歌川國芳 Utagawa Kuniyoshi(1798-1861)
  • 歌川國芳 Utagawa Kuniyoshi(1798-1861)

    木曾街道六十九次之内 岩村田

    Iwamurada, from the series of Sixty-Nine Post Stations of the Kisokaido

     

    1852年

     

    木版画|纵绘大判|35.2cm x 24.5cm

    Woodblock-print|Oban tate-e| 35.2cm x 24.5cm

     

    非常完美的品相;颜色鲜艳

    Pristine condition with strong color.

     

    《木曾街道六十九次之内》是歌川国芳另一非常有趣的系列作品。

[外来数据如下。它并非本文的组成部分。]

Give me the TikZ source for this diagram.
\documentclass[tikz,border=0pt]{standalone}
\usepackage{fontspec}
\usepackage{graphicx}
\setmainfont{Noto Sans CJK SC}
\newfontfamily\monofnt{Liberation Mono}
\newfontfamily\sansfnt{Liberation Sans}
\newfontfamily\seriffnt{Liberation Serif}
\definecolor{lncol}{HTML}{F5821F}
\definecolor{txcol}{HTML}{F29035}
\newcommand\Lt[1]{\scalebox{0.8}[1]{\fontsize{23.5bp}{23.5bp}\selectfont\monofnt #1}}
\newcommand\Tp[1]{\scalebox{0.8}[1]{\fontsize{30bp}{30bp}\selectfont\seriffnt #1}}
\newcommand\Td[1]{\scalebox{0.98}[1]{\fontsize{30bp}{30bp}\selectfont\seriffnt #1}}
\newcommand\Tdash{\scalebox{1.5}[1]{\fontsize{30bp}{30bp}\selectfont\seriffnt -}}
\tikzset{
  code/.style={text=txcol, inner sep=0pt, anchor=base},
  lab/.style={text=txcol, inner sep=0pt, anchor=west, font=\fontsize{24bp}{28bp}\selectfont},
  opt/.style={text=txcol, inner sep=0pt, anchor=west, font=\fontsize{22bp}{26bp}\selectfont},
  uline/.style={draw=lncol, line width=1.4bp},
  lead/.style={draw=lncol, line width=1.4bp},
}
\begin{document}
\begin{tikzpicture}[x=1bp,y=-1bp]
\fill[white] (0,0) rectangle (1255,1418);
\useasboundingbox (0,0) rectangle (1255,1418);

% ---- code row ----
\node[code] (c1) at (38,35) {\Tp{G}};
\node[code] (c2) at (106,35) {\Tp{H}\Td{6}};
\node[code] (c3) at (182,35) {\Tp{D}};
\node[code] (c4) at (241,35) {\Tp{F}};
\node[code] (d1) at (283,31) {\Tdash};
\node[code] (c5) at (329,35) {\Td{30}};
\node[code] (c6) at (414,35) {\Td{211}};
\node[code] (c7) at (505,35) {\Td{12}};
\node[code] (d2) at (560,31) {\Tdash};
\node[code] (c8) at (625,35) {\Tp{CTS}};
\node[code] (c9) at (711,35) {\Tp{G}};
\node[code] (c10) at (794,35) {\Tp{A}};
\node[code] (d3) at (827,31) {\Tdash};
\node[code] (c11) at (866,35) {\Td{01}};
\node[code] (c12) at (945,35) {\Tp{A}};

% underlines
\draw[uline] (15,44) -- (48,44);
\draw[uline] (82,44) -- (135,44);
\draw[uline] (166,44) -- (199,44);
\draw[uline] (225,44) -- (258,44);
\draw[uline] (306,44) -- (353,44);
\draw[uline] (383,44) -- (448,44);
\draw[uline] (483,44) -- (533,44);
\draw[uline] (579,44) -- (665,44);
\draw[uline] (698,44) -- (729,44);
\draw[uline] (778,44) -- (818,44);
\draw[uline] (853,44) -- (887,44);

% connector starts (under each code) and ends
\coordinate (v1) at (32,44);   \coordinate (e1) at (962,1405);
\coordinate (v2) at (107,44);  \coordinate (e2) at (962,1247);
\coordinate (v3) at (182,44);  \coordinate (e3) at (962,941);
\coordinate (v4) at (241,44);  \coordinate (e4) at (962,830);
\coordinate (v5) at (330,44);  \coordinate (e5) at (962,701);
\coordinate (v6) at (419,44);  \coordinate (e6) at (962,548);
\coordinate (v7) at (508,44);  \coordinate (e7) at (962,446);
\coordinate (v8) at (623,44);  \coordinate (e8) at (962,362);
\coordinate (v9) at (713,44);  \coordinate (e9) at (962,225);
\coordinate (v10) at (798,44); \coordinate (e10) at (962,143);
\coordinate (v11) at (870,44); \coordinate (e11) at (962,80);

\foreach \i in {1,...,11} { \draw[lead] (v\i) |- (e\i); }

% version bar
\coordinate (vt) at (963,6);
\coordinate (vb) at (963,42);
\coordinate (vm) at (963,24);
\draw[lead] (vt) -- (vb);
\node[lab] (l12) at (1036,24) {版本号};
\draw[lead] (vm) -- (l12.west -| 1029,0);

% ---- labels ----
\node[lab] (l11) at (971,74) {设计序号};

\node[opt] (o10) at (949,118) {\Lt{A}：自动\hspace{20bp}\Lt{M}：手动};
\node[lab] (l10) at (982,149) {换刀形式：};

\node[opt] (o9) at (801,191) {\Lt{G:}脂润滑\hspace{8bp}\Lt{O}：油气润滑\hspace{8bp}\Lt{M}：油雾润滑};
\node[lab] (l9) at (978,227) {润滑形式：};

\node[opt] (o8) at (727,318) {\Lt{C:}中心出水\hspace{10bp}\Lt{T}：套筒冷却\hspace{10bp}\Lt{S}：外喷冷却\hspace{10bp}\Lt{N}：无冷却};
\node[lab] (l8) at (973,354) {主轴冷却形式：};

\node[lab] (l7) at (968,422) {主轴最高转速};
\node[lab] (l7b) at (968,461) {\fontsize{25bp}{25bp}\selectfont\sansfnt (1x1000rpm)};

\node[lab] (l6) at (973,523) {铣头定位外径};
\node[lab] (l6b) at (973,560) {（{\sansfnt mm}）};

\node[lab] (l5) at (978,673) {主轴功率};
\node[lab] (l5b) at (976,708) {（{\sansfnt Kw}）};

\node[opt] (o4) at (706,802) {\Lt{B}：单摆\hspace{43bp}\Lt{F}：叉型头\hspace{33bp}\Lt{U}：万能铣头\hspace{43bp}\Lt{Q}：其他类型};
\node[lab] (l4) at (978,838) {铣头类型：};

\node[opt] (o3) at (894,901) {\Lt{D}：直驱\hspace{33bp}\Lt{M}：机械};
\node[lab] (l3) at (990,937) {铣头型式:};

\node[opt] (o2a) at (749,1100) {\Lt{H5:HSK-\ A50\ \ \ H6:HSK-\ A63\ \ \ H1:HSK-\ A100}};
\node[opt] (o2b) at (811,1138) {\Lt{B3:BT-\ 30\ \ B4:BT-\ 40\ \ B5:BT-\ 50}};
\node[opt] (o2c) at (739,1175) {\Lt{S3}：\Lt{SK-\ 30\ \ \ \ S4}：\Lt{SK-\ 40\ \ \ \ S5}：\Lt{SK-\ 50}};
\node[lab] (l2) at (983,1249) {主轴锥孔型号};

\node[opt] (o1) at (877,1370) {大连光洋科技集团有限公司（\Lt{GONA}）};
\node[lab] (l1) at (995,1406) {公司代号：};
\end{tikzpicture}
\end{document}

所谓的木曾街道六十九次,指的是江户时代连接江户到京都的69个宿场,也就是69个驿站,加上江户和京都两个地点,全系列一共71幅版画。以脑洞著称的国芳再次不走寻常路,每幅画的主设计都是与当地相关的历史或虚幻的传说,当地的风景则以小视图的形式放置在画面的左上方。

    此幅「岩村田」的女主人公传说是平安时代后期一个拥有巨力的女子,名叫“大井子”。有一次村里人在田里引水这个问题上发生了争执,最终竟禁止大井子的田地引水。大井子怒气横生,半夜自己扛了一块六七尺大的石头横放在出水口,将原本流到别人田里的水引流到自己田里。第二天一早村民们看到这块巨石,加之听到这是大井子一人之力所为,不禁吓了一跳,要知道正常情况集合100人之力也很难做到,无不惊叹大井子的巨力。最后村民们终于做了妥协,同意从现在开始按照大井子的意愿把水引到她的田里,并请求她移开这块巨石。当日深夜,大井子悄悄地独自移开了石头。从那以后,水源争夺和稻田干涸都解决了。这块石头代表女性力量的石头至今仍存于该地,上面刻录着“此石便是大井子之水口石”。

    国芳的这幅画便是描绘了大井子移石自救的故事,画中大井子镇定自若的表情和几个大男人被吓得屁滚尿流的样子形成鲜明的对比,真是滑稽啊。

    The "Sixty-nine Stations of the Kisokaido" is a fascinating Kuniyoshi series. The Kisokaido was the "Mountain Highway" that connected Edo and Kyoto, much of it passing through the Kiso Valley, and the 69 stations were the post towns along the way, where travellers could stop to rest, enjoy local specialties and engage in more carnal pursuits. With Edo and Kyoto included, there are 71 prints in this series. 

    But Kuniyoshi, who was known for his unique vision and creativity, did not take the usual path with these designs. Rather than focus on the landscape, as his contemporaries Hiroshige and Eisen did, he made the main subject of each print a historical or imaginary legend related to the local area. The landscape itself was relegated to a small inset on the upper left.

    This one depicts a woman with great power in the late Heian period named "Dajingzi." The story goes like this: angry because their fields did not receive enough water, villagers stopped diverting water to Dajingzi's field. She was furious, and in the middle of the night carried a six- or seven-foot boulder and placed it across the outlet, diverting the water that had originally flowed to other people's fields. The villagers saw this boulder the next morning and were shocked to learn it was the work of Dajingzi alone -- it was so heavy that at least 100 men would have been needed to move it. In the end, the villagers agreed to water Dajingzi's field if she would just, please, remove the giant boulder. Later that night she did so. This stone representing the power of women still exists today, inscribed with the words,  "This stone is the mouth stone of Dajingzi."

    Dajingzi's calm and cool expression in the print contrasts sharply with that of a few big men who are frightened and pissed off. I love their expressions. So funny.